Giant Sand, el grupo liderado por Howe Gelb, actuará mañana (si no hay cambios de última hora) en la sala Apolo de Barcelona. Y pongo el paréntesis porque me temo que va a ser uno de esos conciertos con muy poco público (al menos de pago, como un servidor). Ignoro que les pasa a los «aficionados» a la música de la Ciudad Condal, pero prefieren ver a la banda de moda que les impone ´Pitchfork’, al veterano carcamal de turno en su enésima última gira antes de palmarla o a cualquier cantamañanas erigido en artista de culto por nosesabebienporquién.
Por este motivo, para reivindicar a Giant Sand como se merecen y provocar (iluso de mí) que alguien más vaya a verlos después de leerme, voy a recordar uno de los conciertos más especiales de ellos al que he asistido, en esa ocasión como Giant Giant Sand, una superformación que, me temo, nunca veremos en Barcelona, por lo que supone contratar a una banda tan numerosa y que, ay, además no es lo suficientemente cool.

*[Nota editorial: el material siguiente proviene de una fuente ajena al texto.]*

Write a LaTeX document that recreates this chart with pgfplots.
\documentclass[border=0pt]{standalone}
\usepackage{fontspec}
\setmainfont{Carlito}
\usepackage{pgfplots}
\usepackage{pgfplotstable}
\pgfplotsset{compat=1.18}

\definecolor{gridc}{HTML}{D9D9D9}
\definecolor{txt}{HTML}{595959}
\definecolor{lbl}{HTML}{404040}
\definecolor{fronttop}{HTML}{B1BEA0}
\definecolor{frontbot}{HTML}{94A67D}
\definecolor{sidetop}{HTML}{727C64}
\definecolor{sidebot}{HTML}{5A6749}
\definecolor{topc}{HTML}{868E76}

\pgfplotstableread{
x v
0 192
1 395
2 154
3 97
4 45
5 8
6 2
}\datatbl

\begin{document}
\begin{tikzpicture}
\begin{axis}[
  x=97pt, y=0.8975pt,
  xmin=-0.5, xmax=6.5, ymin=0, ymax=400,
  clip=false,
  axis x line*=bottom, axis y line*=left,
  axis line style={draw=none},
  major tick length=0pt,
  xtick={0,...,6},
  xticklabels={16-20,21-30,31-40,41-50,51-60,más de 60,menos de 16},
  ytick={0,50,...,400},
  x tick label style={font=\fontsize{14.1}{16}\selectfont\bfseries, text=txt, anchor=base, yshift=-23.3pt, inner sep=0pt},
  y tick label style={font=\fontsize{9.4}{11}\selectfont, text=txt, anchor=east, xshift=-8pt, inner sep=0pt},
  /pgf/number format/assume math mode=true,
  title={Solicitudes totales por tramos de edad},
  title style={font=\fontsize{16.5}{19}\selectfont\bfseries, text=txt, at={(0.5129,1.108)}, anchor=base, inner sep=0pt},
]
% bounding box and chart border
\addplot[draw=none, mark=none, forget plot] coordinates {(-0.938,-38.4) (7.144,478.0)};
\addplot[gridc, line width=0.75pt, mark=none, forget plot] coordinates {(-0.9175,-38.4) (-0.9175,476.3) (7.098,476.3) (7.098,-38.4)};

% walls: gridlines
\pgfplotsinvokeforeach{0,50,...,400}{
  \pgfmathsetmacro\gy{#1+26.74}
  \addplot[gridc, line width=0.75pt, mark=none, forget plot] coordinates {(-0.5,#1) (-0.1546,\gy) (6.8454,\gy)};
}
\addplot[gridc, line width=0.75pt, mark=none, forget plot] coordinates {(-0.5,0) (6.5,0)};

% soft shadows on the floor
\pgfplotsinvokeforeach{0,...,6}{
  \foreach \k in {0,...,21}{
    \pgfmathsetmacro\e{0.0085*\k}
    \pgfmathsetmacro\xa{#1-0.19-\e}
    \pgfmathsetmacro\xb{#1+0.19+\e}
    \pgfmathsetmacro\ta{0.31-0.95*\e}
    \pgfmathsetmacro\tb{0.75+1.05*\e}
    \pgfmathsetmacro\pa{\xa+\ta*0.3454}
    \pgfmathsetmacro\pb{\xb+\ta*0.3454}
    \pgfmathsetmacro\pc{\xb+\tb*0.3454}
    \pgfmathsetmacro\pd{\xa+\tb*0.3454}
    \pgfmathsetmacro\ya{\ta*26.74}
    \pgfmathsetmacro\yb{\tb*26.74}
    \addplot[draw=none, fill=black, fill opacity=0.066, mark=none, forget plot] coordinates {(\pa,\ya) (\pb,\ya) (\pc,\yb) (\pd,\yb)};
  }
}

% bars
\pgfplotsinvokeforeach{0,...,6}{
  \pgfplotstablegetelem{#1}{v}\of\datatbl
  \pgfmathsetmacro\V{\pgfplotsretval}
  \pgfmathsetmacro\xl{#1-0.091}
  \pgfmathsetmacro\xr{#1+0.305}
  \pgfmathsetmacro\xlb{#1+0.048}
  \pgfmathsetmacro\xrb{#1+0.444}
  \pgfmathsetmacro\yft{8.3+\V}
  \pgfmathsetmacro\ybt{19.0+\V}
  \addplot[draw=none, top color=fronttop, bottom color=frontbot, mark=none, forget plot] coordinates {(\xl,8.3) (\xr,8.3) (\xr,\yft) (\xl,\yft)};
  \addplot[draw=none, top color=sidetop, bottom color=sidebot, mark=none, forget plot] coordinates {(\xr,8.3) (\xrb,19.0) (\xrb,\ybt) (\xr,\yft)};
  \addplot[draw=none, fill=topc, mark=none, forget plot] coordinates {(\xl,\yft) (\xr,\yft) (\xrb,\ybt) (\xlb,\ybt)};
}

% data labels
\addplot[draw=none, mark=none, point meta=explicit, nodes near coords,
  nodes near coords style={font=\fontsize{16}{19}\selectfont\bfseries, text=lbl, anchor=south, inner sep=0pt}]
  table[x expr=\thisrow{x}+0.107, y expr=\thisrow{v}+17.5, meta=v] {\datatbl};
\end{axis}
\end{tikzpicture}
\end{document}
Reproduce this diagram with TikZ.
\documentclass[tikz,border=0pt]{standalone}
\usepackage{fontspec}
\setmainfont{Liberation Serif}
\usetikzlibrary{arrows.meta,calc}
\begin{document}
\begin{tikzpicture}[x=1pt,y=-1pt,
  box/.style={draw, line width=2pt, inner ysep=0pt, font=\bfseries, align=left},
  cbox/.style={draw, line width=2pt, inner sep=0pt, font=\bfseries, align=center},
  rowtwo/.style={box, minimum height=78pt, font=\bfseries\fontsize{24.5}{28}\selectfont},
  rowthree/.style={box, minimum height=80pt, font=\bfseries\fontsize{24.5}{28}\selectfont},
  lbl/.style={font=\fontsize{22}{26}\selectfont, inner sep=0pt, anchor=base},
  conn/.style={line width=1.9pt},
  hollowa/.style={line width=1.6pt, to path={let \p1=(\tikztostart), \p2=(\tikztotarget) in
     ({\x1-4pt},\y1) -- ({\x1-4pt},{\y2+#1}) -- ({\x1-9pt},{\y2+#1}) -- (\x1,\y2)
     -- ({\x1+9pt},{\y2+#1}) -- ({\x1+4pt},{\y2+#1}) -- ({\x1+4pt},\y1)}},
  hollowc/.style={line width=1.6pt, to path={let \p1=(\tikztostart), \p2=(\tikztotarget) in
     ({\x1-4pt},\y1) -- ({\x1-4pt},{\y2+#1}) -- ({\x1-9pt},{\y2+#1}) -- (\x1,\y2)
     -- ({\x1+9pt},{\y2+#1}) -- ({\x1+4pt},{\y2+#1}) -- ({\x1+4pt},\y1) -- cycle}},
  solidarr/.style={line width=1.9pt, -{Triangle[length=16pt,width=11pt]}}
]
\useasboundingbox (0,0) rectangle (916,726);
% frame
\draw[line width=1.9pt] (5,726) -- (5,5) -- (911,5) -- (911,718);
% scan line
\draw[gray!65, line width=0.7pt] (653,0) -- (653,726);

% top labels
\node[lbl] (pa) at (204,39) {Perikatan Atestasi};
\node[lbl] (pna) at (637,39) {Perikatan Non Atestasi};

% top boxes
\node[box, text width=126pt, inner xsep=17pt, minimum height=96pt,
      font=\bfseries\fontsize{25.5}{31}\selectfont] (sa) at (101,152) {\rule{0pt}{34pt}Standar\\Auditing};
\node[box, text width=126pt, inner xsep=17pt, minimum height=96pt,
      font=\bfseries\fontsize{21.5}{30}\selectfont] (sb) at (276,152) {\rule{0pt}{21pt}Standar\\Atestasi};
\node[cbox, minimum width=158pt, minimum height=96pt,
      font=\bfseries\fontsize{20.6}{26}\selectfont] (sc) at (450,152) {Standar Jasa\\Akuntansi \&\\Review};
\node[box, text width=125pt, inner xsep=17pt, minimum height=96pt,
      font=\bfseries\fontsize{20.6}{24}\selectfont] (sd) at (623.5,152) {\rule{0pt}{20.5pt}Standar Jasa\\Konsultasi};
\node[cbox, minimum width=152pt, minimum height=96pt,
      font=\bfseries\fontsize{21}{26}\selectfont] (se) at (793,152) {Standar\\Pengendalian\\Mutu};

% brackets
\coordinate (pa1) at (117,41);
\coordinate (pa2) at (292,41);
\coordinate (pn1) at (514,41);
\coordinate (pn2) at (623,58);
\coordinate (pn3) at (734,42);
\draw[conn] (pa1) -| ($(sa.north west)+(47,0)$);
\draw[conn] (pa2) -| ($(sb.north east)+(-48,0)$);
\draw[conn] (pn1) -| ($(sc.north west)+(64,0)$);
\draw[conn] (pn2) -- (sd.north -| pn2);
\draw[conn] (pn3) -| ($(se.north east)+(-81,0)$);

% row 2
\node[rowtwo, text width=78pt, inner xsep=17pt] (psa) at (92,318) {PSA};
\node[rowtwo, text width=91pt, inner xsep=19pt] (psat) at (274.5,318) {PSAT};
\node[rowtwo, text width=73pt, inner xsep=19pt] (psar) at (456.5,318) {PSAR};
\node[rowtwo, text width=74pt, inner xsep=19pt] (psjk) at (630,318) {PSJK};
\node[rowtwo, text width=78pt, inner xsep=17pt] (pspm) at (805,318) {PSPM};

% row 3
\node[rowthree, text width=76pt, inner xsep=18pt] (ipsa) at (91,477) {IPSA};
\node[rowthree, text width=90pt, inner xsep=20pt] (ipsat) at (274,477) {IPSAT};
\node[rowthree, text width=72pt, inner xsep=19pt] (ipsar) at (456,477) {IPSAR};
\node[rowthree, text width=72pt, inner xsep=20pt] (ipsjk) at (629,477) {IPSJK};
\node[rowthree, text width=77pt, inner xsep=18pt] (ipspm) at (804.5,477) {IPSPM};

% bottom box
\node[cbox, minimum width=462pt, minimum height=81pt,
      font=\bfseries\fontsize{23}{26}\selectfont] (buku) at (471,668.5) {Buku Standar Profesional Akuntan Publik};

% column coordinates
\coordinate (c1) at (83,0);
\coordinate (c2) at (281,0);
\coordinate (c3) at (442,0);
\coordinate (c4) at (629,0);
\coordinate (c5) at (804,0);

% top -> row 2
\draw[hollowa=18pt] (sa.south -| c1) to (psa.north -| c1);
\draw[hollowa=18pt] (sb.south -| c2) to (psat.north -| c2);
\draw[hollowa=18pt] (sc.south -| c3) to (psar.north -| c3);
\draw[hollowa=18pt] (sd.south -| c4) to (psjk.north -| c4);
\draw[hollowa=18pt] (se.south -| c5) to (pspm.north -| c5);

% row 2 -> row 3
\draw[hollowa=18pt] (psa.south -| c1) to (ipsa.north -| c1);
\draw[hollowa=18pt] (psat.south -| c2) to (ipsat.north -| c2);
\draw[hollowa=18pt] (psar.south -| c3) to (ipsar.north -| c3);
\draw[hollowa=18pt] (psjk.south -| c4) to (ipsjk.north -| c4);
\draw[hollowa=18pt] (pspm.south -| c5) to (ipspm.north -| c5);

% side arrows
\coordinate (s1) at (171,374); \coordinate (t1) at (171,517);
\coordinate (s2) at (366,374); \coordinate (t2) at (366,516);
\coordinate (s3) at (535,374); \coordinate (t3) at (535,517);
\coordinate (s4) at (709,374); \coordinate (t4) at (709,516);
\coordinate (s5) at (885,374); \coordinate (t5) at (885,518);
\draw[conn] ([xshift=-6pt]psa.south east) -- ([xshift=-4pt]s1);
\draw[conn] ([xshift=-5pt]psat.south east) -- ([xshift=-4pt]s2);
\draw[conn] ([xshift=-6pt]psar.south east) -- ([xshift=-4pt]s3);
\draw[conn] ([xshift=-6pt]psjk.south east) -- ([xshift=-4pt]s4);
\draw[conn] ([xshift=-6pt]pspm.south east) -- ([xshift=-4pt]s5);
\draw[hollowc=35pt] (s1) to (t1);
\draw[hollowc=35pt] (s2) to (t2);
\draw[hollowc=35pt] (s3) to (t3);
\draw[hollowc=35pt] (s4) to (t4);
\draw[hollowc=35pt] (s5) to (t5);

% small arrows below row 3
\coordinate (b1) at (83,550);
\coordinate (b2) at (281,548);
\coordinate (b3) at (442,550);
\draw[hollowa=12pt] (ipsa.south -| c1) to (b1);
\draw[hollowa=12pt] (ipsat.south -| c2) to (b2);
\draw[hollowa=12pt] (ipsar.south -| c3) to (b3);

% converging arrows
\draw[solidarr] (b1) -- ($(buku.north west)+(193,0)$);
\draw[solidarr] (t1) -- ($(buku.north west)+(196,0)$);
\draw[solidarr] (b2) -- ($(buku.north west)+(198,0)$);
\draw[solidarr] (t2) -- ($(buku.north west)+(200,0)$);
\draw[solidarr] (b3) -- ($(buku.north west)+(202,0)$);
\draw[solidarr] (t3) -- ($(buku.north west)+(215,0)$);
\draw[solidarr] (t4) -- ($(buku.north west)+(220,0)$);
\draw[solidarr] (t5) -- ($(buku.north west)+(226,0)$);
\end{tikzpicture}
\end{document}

La cita fue en el Lido de Berlín el 22 de agosto de 2012. Se presentaban como Giant Giant Sand, pero sería más apropiado denominarlos como Howe Gelb’s Big Band o The Howe Gelb Orchestra, porque con esta formación el de Arizona conseguía su aspiración de jazzman al erigirse como director musical de una big band (en todos los sentidos, numérico y artístico) como las de Duke Ellington o Count Basie.

Y lo tenía fácil: un grupo de excelentes solistas de estilos diferentes que se iban turnando –del pop perfecto de Brian Lopez a la peligrosa candidez de Lonna Kelley (impecable su versión del The End Of The World de Skeeter Davis), del sabor fronterizo de Jon Villa (aplausos para su adaptación al hardcore tex-mex del Porque te vas de Jeanette) al mestizaje bien entendido de Gabriel Sullivan– para crear esa ópera country-rock que era Tucson, uno de los mejores álbumes de 2012, por cierto.
Todo y todos servían para enriquecer el complejo discurso sonoro de Gelb, siempre sorprendente, entre la torch song a piano, contrabajo y trompeta y el desenfreno fuzz más ruidoso exprimiendo todas las posibilidades de una pedalera, un micro trucado y un órgano apabullante.

Un día a Howe se le hará justicia y será reconocido como uno de los más grandes, por su capacidad de mutación, su inquietud sin límites y su resistencia a ser encasillado. Y por esa actitud de niño juguetón en el escenario que lo hace imprevisible, lejos de las poses pretenciosas y profundas, de los que pretenden cambiar el mundo o hacer reflexionar, de los artistas amargados con afán de malditismo, de los maleducados que insultan a los espectadores.
Aquí se trata de pasarlo bien, ni más ni menos.